What we really need to do to ratchet up scrutiny of teachers, in New York and nationwide, is to take observations of their work with students in classrooms far more seriously. The typical teacher evaluation in public education today consists of a single, fleeting classroom visit by a principal or other building administrator untrained in the process, wielding a checklist of classroom conditions and teacher behaviors that often don’t even focus directly on the quality of teacher instruction (being presentably dressed, for example).

Not surprisingly, these drive-by evaluations are mostly meaningless. A recent study of the Chicago school system by the nonprofit New Teacher Project found that 88 percent of the city’s 600 schools did not issue a single “unsatisfactory” teacher rating between 2003 and 2006, including 69 schools deemed by the city to be failing educationally. To their credit, Chancellor Klein and his deputy are trying to address this educational malpractice.

But we need to strengthen evaluations of teachers’ classroom work, not merely work around them. To get a fuller and fairer sense of performance, evaluations should focus on teachers’ instruction—the way they plan, teach, test, manage, and motivate.

Evaluations should be based on clear, comprehensive standards of strong teaching practice that have emerged in recent years. And they should encompass multiple observations by multiple evaluators, with a substantial role going to teams of trained school system evaluators free of the inclinations to favoritism and conflicts of interest that plague evaluations by principals—and that led to the rise of credential- and seniority-based pay scales in public education 80 years ago.

Evaluations should be based on clear, comprehensive standards of strong teaching practice that have emerged in recent years.

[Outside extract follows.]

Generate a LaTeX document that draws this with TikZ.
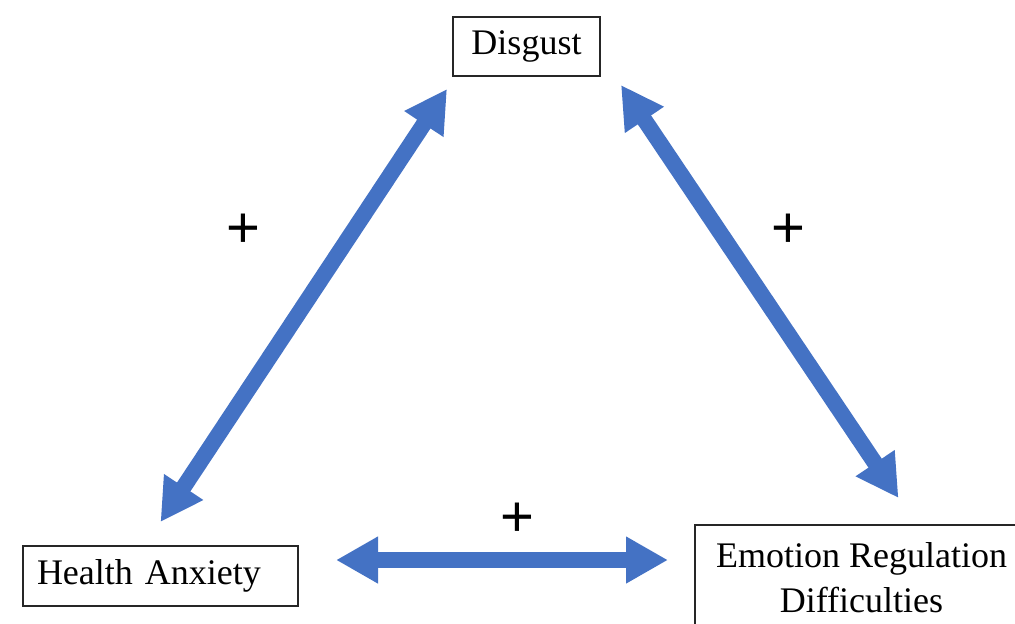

Such evaluations are more labor-intensive, and thus more expensive, than principal drive-bys or evaluations based on test scores, and so they are tougher to implement for administrators trying to bring about change on the scale required in large urban school systems. But it’s an investment worth making, because teacher evaluation has a larger role to play than merely weeding out bad teachers.

Comprehensive evaluation systems focused on improving teachers’ performance signal to teachers that they are professionals doing important work, and in so doing help make public school teaching more attractive to the sort of talent that the occupation has struggled to recruit and retain.

As one measure of the importance of creating a more professional working environment in teaching, Public Agenda and the National Comprehensive Center for Teacher Quality found in a national survey of public school teachers last year that, if given a choice between two otherwise identical schools, 76 percent of secondary teachers and 81 percent of elementary teachers would rather be at a school where administrators supported teachers strongly than at one that paid significantly higher salaries.

Most teachers and their unions reject the idea of being judged—or paid—individually on the basis of their students’ test scores. The United Federation of Teachers, which represents 74,000 New York City teachers, has vowed to fight Chancellor Klein’s plan “on all grounds—educational, legal, and moral.”

But in schools that combine test-score calculations with classroom observations that go far beyond today’s superficial principal checklists, opposition to including student test scores in teacher ratings drops off dramatically.